Na decennia lang al 54 standplaatsen voor woonwagens op de vier daarvoor bestemde locaties te hebben gehad, voegt de gemeente er nu tien aan toe. Het aantal komt dus op 64 in totaal. Dat is van de gevolgen van een nieuw woonwagenbeleid, dat B en W aan de gemeenteraad voorstelt. In Woonvisie had de voor wonen verantwoordelijke wethouder Adam Elzakalai de bewoners van woonwagens over het hoofd gezien, gaf hij o.a. voor de lokale tv toe. Hij maakte daarvoor excuses. De bewoners krijgen zelf nog te kans over het concept van de nota, waarin het beleid is vastgelegd, mee te praten in het raadshuis op dinsdag 1 oktober om 19.00 uur.
Het bestaande beleid is volgens Elzakalai verouderd. Overigens blijven de wachtlijsten voor standplaatsen, evenals die voor woningen, wel bestaan. Op 24 mei stonden 27 woonwagengezinnen op een wachtlijst.
Cultuur
De wachttijd voor een standplaats is dankzij de uitbreiding volgens de gemeente ongeveer zeven jaar; die voor een sociale huurwoning negentien jaar. Het landelijke beleid zegt dat die ongeveer gelijk moeten zijn. “Op dit moment is de wachttijd voor een woonwagen al lager dan een sociale huurwoning”, staat in de beleidsnota. Maar de gemeente verdedigt zich met de opmerking dat de wachttijd voor een sociale huurwoning in Amstelveen ‘bovengemiddeld hoog’ is in vergelijking met andere gemeenten. “Daarom wordt ervoor gekozen om dit niet te gebruiken voor het vaststellen van de behoefte aan woonwagenstandplaatsen.”

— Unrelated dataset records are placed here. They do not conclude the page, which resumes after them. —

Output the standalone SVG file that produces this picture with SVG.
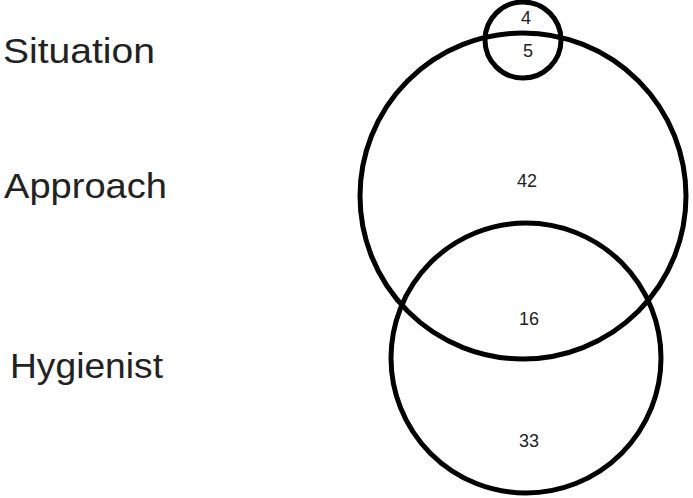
<svg xmlns="http://www.w3.org/2000/svg" width="693" height="498" viewBox="0 0 693 498">
  <style>
    .set { fill: none; stroke: #000; stroke-width: 5; }
    .label { font-family: "Liberation Sans", Arial, sans-serif; font-size: 35px; fill: #222; }
    .num { font-family: "Liberation Sans", Arial, sans-serif; font-size: 18px; fill: #222; text-anchor: middle; }
  </style>
  <rect width="693" height="498" fill="#fff"/>
  <g id="connectors"/>
  <g id="approach">
    <circle class="set" cx="523" cy="196" r="163"/>
    <text class="label" x="4" y="198" textLength="163" lengthAdjust="spacingAndGlyphs">Approach</text>
  </g>
  <g id="hygienist">
    <circle class="set" cx="526" cy="358" r="135"/>
    <text class="label" x="10" y="378" textLength="153" lengthAdjust="spacingAndGlyphs">Hygienist</text>
  </g>
  <g id="situation">
    <circle class="set" cx="523" cy="40" r="38"/>
    <text class="label" x="3" y="63" textLength="152" lengthAdjust="spacingAndGlyphs">Situation</text>
  </g>
  <g id="counts">
    <text class="num" x="526" y="24">4</text>
    <text class="num" x="528" y="57">5</text>
    <text class="num" x="527" y="187">42</text>
    <text class="num" x="529" y="325">16</text>
    <text class="num" x="529" y="447">33</text>
  </g>
</svg>
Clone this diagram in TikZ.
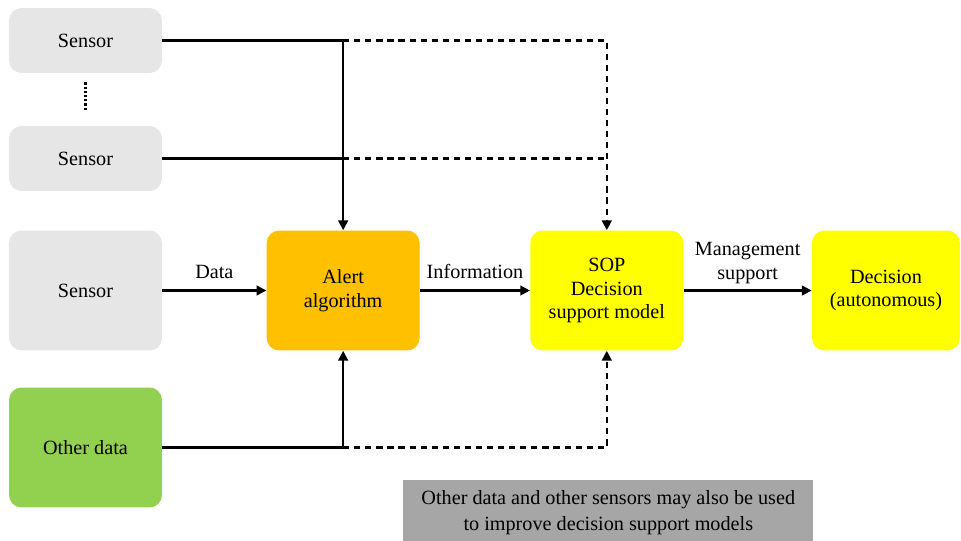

De vraag naar nieuwe standplaatsen is de afgelopen jaren gegroeid, zegt gemeente. Volgens haar is ook een nieuwe manier van toewijzen nodig. Tot nu toe geldt alleen inschrijftijd, maar daar wordt nu binding aan Amstelveen aan toegevoegd, wat in concreto betekent dat zij familie zijn van Amstelveense woonwagenbewoners. Overigens wordt door de gemeente de cultuur en traditie van de woonwagenbewoners gerespecteerd. De standplaatsen worden toegekend aan mensen die kunnen aantonen dat zij afstammeling zijn (tot en met de vierde graad) van woonwagenbewoners, ook als zij tijdelijk in een huis wonen en terug willen keren tot een woonwagenlocatie. ‘Doel van dit nieuwe beleid is dat lokale woonwagenbewoners weer perspectief krijgen en hun cultuur en tradities kunnen behouden”, zegt de gemeente. Naast wagens die eigendom zijn van de bewoners, zijn er – net als bij andere woningen – ook dertien ‘sociale’ wagens, die verhuurd worden door de gemeente, die overigens eigenaar blijft van de standplaatsen.
Ter inzage
De nota wordt voor een periode van vier weken ter inzage gelegd. Ook op de bijeenkomst van 1 oktober kunnen bezoekers (bewoners en andere geïnteresseerden) melden wat ze van het nieuwe woonwagenbeleid vinden. De gemeente zegt in de nota dat het tekort aan woningen en woonwagens niet is op te lossen. “Er zal altijd sprake blijven van een zekere schaarste”.
Woonwagenbewoners zijn volgens de gemeente niet helemaal gelijk aan andere burgers. “Bij woonwagenbewoning gaat het om een ongelijk geval, omdat de woonvorm voor woonwagenbewoners een wezenlijk onderdeel is van hun cultuur en identiteit”, staat er in de nota. Vroeger waren zij reizigers, met mobiele wagens, maar door de druk van de overheid bewonen zij nu vaststaande wagens, die niet meer kunnen rijden, op locaties waarvoor de gemeente verantwoordelijk is. De gemeente zegt actief verbinding met de woonwagengemeenschap te zoeken en dat het nieuwe beleid ook tot stand kwam ‘in participatie met woonwagenbewoners’. De standplaatsen zijn 200 vierkante meter groot, wat neerkomt op 10 bij 20 meter.
Er wordt gesteld dat de wachttijd voor een soc woning “ bovengemiddeld” hoog is. Ik noem het asociaal hoog. Dank u wel Den Haag en lokaal Gordon en Raat met achterban.